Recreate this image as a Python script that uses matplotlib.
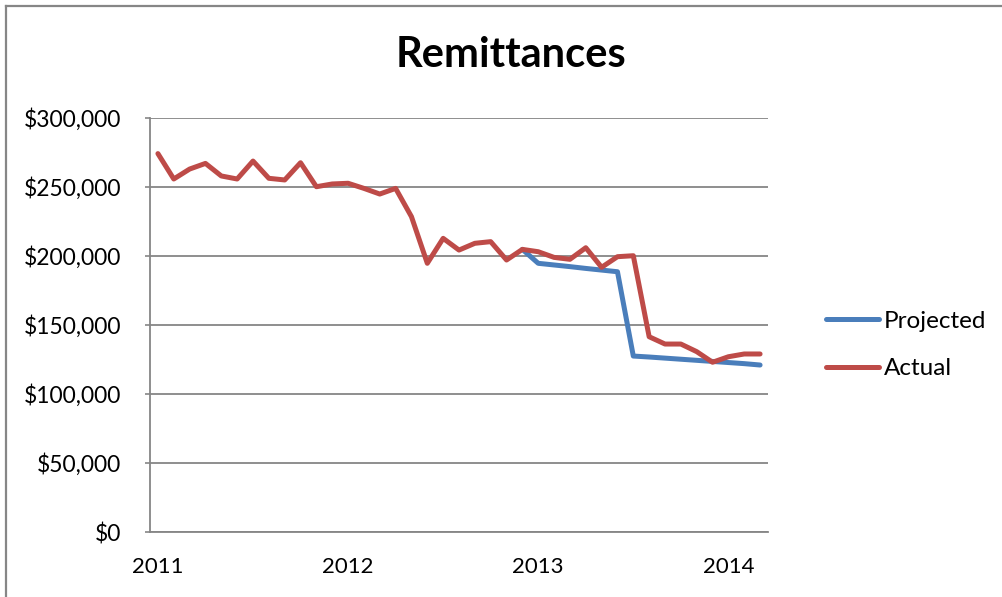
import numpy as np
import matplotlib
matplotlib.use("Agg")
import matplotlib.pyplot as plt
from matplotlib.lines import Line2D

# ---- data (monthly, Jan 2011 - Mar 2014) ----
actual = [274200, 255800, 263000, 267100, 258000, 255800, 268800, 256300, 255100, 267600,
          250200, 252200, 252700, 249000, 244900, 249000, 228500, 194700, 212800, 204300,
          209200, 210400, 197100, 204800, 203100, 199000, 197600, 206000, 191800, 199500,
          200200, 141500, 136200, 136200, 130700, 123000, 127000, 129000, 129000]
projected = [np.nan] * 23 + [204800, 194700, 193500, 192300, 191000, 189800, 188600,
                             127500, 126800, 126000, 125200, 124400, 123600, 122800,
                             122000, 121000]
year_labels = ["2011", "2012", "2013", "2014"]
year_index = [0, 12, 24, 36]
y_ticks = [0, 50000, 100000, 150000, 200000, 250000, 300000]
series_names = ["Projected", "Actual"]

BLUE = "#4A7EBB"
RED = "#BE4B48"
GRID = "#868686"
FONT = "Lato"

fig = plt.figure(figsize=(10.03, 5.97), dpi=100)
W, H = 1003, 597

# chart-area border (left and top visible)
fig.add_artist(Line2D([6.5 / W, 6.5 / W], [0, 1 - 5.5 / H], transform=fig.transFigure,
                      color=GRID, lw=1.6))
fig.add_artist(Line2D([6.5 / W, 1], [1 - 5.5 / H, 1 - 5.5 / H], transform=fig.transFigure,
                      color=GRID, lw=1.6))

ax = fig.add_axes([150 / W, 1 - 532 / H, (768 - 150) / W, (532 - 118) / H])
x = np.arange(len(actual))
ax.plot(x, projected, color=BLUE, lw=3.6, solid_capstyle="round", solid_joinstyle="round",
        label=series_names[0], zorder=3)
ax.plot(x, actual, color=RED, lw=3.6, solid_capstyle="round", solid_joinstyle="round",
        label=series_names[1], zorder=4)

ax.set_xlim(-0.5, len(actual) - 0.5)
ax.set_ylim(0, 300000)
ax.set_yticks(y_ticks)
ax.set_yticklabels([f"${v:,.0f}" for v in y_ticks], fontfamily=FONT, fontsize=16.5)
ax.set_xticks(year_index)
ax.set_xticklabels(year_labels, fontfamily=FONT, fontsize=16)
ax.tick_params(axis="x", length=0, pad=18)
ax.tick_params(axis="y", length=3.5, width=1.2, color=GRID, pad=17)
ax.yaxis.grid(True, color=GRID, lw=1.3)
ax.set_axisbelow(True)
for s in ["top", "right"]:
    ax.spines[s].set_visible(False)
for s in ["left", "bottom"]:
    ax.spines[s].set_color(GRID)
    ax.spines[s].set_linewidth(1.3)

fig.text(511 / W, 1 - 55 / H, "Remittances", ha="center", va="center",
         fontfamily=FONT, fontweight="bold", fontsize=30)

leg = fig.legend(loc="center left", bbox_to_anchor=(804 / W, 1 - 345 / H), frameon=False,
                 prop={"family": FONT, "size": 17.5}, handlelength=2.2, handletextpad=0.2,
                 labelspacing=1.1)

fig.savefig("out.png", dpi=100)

TASK TO COMPLETE |
From the first line above to the line containing "from matplotlib.lines import Line2D", repeat each line exactly. Pictures stay out.

WORKED SOLUTION |
Recreate this image as a Python script that uses matplotlib.
import numpy as np
import matplotlib
matplotlib.use("Agg")
import matplotlib.pyplot as plt
from matplotlib.lines import Line2D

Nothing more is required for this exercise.